1 The following appeared in a Southern newspaper during the days of Butler's rule in New Orleans:

Considering the character of the infamous order issued, with reference to the ladies of New Orleans, the following will be thought a well-designed act of retributive justice. Preparations were making for a dress-parade, and a number of officers had congregated in front of the St. Charles, Butler's headquarters. A handsome carriage was driven in front of the hotel, accompanied by servants in livery, with every sign of wealth and taste in the owner of the equipage. The occupant, dressed in the latest fashion and sparkling with jewelry, drew from her pocket her gold card-case, and taking therefrom her card, sent it up to Butler's rooms. The next day himself and lady called at the residence indicated on the card — a fine mansion in a fashionable part of the city — where a couple of hours were agreeably spent in conversation, followed by the introduction of wine and cake, when the highly-delighted visitors took their departure. Butler did not appreciate the fact that he had been made the victim of a successful “sell,” until he learned shortly afterwards that he had been paying his respects to the proprietress of one of the most celebrated bagnios in the State, who is at this time “ considered a woman of the town, plying her vocation as such.”

As a matter of justice-or as a specimen of ingenious quibbling, as the reader may decide-we should not omit Gen. Butler's explanation and attempted justification of his “woman-order.” The author of these pages, in the painful character of a prisoner of war, had, once, occasion to meet Gen.
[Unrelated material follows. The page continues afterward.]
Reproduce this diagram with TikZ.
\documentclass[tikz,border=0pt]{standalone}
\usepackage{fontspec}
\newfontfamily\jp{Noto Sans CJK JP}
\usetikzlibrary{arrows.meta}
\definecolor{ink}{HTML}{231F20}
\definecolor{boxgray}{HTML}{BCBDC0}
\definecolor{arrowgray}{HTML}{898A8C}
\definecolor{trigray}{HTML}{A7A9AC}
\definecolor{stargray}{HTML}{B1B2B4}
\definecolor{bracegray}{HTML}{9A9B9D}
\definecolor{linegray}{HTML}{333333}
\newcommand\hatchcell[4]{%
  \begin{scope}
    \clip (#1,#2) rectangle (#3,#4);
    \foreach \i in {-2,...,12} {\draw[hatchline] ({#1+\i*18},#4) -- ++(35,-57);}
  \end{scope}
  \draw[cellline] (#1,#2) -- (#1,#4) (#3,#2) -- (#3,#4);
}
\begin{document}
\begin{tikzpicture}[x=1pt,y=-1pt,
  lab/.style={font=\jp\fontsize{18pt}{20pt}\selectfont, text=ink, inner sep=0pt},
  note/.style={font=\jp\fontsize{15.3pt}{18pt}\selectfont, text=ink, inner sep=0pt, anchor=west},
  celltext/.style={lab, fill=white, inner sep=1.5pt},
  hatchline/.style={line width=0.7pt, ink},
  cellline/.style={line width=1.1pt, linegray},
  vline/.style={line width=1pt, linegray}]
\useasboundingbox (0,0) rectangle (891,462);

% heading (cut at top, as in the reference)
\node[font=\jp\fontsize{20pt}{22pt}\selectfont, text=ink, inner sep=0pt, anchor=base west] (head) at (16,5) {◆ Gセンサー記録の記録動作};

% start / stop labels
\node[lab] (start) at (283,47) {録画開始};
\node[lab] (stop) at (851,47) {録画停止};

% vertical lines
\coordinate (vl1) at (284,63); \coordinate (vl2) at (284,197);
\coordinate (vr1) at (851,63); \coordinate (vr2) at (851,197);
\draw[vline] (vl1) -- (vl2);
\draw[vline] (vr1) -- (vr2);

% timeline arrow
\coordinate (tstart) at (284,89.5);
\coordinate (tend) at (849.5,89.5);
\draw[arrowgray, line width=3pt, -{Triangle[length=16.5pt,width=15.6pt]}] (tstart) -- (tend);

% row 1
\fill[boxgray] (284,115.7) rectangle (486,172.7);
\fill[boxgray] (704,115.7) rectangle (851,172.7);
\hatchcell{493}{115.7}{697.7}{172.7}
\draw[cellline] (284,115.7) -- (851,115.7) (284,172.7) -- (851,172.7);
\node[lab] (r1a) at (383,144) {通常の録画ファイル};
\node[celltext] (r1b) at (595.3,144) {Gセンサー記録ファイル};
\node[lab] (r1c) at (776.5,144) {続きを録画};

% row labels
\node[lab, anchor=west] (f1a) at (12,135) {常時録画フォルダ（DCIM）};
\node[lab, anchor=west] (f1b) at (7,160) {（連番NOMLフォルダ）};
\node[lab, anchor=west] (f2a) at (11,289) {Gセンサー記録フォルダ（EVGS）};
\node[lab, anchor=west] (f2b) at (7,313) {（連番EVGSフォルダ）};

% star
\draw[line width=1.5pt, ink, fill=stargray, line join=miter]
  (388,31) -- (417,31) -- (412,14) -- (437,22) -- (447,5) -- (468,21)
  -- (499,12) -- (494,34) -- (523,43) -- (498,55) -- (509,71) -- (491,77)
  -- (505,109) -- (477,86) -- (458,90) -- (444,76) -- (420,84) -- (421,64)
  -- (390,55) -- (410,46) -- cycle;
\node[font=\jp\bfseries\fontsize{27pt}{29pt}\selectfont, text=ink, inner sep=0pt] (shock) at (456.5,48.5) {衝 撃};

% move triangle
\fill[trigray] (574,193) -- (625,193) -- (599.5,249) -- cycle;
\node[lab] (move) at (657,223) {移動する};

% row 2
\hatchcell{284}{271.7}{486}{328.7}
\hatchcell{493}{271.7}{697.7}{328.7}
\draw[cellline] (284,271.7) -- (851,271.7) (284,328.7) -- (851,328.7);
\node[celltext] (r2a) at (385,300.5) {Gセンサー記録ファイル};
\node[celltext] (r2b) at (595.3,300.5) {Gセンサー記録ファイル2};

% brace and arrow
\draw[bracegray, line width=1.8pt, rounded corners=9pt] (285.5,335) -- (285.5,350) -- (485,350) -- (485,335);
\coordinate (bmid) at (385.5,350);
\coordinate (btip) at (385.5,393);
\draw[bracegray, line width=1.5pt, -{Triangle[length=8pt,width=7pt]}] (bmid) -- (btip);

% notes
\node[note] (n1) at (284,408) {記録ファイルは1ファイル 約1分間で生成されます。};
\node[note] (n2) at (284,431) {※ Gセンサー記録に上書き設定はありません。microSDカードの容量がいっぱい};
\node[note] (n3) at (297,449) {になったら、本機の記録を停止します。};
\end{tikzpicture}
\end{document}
Butler, and to have some conversation with him, in the course of which Gen. B. volunteered a long defence of his rule in New Orleans. He declared that as to the “woman-order,” when Lord Palmerston denounced it in the British Parliament, he might, if he had turned to the Ordinances of London, have found that it had been borrowed from that ancient and respectable authority. The “Ladies” of New Orleans, he said, did not interfere with his troops; it was the demi-monde that troubled him. One of this class had spat in an officer's face. Another had placed herself vis-a-vis to an officer in the street, exclaiming, “La, here is a Yankee; don't he look like a monkey!” It became necessary to adopt an order that “would execute itself,” and have these women treated as street-walkers. “How do you treat a street-walker?” said Gen. Butler; “you don't hug and kiss her in the street!,” The General explained that he meant only that these women were to be treated with those signs of con tempt and contumely usually bestowed upon street-walkers, so as to make them ashamed of themselves; and it was thus the order “executed itself.”